L’art à temps plein est un métier, une profession. Celui qui le pratique devrait en à vivre. Mais joindre les deux bouts avec son art est encore un défi pour l’artiste tchadien.
L’art est pluriel. Les artistes se diffèrent par leurs créativités et par leurs domaines. Mais au Tchad, les artistes, dans leur ensemble, partagent le même défi : celui de vivre de leur art et en faire un travail décent.
Cette question de vivre de son art, de sa créativité est dernièrement au cœur des préoccupations de tous les artistes tchadiens. Selon Mawndoé Célestin, auteur compositeur, on doit marquer un arrêt et se demander « qui est un artiste et qui ne l’est pas ». Après, la réponse à cette interrogation permettra, estime-t-il, de faire une distinction dans ce domaine qui tend à devenir un fourre-tout. Aujourd’hui, avec l’avènement des réseaux sociaux, cette situation ne fait qu’empirer, surtout avec les web-humoristes. Mais pour Mawndoé, une fois l’artiste reconnu comme tel, « comme un boutiquier, il doit avoir une clientèle et au besoin l’agrandir ». Evoquant son exemple, Mawndoé souligne que c’est depuis plus de 20 ans qu’il vit de sa créativité, devenue une profession.
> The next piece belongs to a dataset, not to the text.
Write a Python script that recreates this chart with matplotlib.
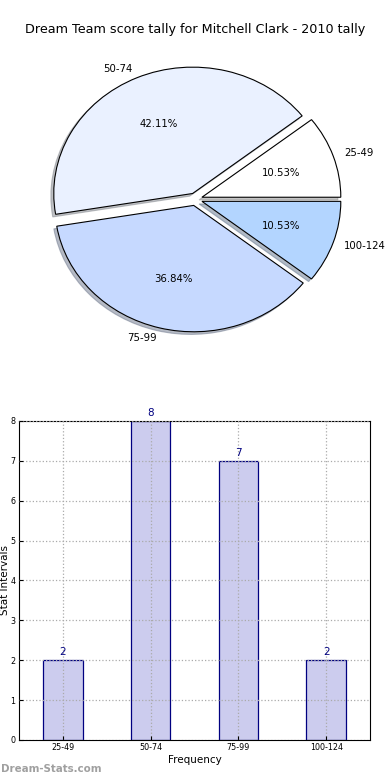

Pour lui, « si l’artiste ne vit pas de son art », c’est une mort assurée.
Toutefois, vivre de son art n’est pas aussi simple que cela puisse paraître. L’artiste plasticien Appolinaire Doff en sait quelque chose. Pour lui, en plus de la passion et de l’amour, il faut un autre ingrédient à tout artiste désirant vivre de son art : « c’est se donner du temps pour créer ». Pour cela, Doff conseille qu’il faut avoir « une très bonne démarche, se réinventer, faire des recherches et avoir un discours qui accompagne le tout » pour pouvoir vendre.
Mais dans la réalité, malgré les conseils de ces deux artistes, tant d’artistes doivent enchaîner des boulots qui, parfois, mènent carrément à l’ouest de leur passion. C’est le cas du peintre Kirdassi. Ce dernier, malgré une reconnaissance internationale et des expositions partout dans le monde, peine à faire de la peinture un métier à temps plein. Mais il continue en espérant un jour que cela puisse arriver.
Pendant ce temps, un coup de pouce du ministère en charge de la culture et du Bureau Tchadien des Droits d’Auteur (Butdra) deviennent importants. Mais Doff n’est pas de cet avis, car selon lui, « le ministère n’a signé de convention avec personne » mais, « un soutien institutionnel » est vivement recommandé.
En attendant que la situation change, l’artiste doit se considérer comme embarqué pour emprunter l’expression d’Albert Camus. À cet effet, toujours selon Camus, « L’artiste, […] doit ramer à son tour, sans mourir, s’il le peut, c’est-à-dire en continuant de vivre et de créer ».